Supreme Court strikes out injunction application against acting Auditor-General

The Supreme Court has struck out an injunction application seeking to stop Johnson Akuamoah Asiedu from acting as Auditor-General.

The seven-member panel on the case struck out the application after lawyers for the plaintiffs withdrew the case.

The withdrawal of the injunction application followed a ruling that the acting Auditor-General and the substantive Auditor-General whose names were listed as defendants to the suit were not proper parties.

A US-based lawyer Prof. Stephen Kwaku Asare, is in court challenging President Akufo-Addo’s directive for Dominic Domelevo, the substantive Auditor-General, to proceed on his accumulated leave.

The question of legal representation for Auditor-General, Daniel Yao Domelevo became contentious when a case filed against his official capacity by legal practitioner Isaac Wilberforce Mensah, was called at the Supreme Court on Wednesday, July 29, 2020.

Mr. Mensah is questioning the independence of the Auditor-General in relation to the limitation on his administrative actions.

The suit was filed against the Auditor-General, the Audit Service Board and the Attorney-General.

Though Mr. Domelevo announced Kizito Beyou and Kofi Bentil as his lawyers on record, a Deputy Attorney General, Godfred Dame, also announced himself as representing the Auditor-General and the Audit Service Board.
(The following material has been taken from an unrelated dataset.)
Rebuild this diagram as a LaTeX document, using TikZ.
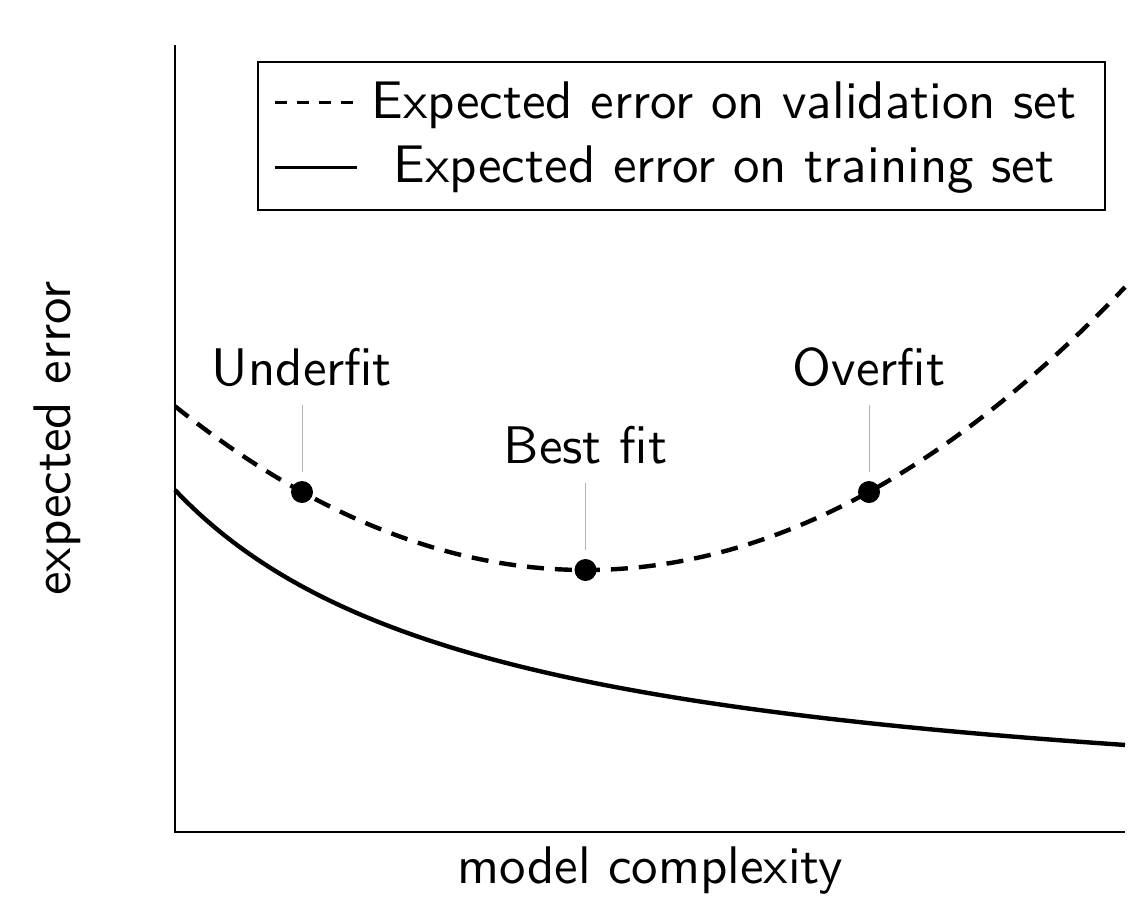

Also, both the substantive Auditor-General, Daniel Yao Domelevo, and the Acting Auditor-General, Johnson Akuamoa Asiedu were both present in court for the case.

Though Mr. Beyuo said he had the instruction of the Office of the Auditor-General to represent the Office in the matter, Mr. Dame maintained it laid within the mandate of the Attorney General’s Department to represent all public officials in legal matters.

In what looked like a frustration for the court, Justice Dotse remarked that “the office of the Auditor-General is a very important office under the scheme of our dispensation and nobody should toy with it”.

Justice Nene Amegatcher, on the other hand, insisted that “the Auditor-General, though an office, has a human being in it”.

The court thus said it refused to be drawn into the conflict and directed the parties to go and resolve the issue by themselves.

The Office of the President on July 4 extended the leave period of the Auditor-General, Daniel Domelevo from 123 days to 167 effective July 1, 2020.

This came in the wake of concerns raised by Mr. Domelovo over the directive to take his accumulated leave because his work, according to him, is embarrassing the government.

A letter by Mr. Domelevo dated July 3, 2020, outlined a series of reasons why he believes the directive leaves much to be desired including what he described as “bad faith on the part of the Presidency.”

Prof. Asare is one of key legal analysts who called out the move by the Presidency describing it as unconstitutional. He argues that, the office of the Auditor-General is a very important position that should not be toyed with.

He maintains annual leave is by nature voluntary. He also explains that, it is a right earned by an employee that should not be available to the appointing authority to be deployed as a sanction to exercise disciplinary control.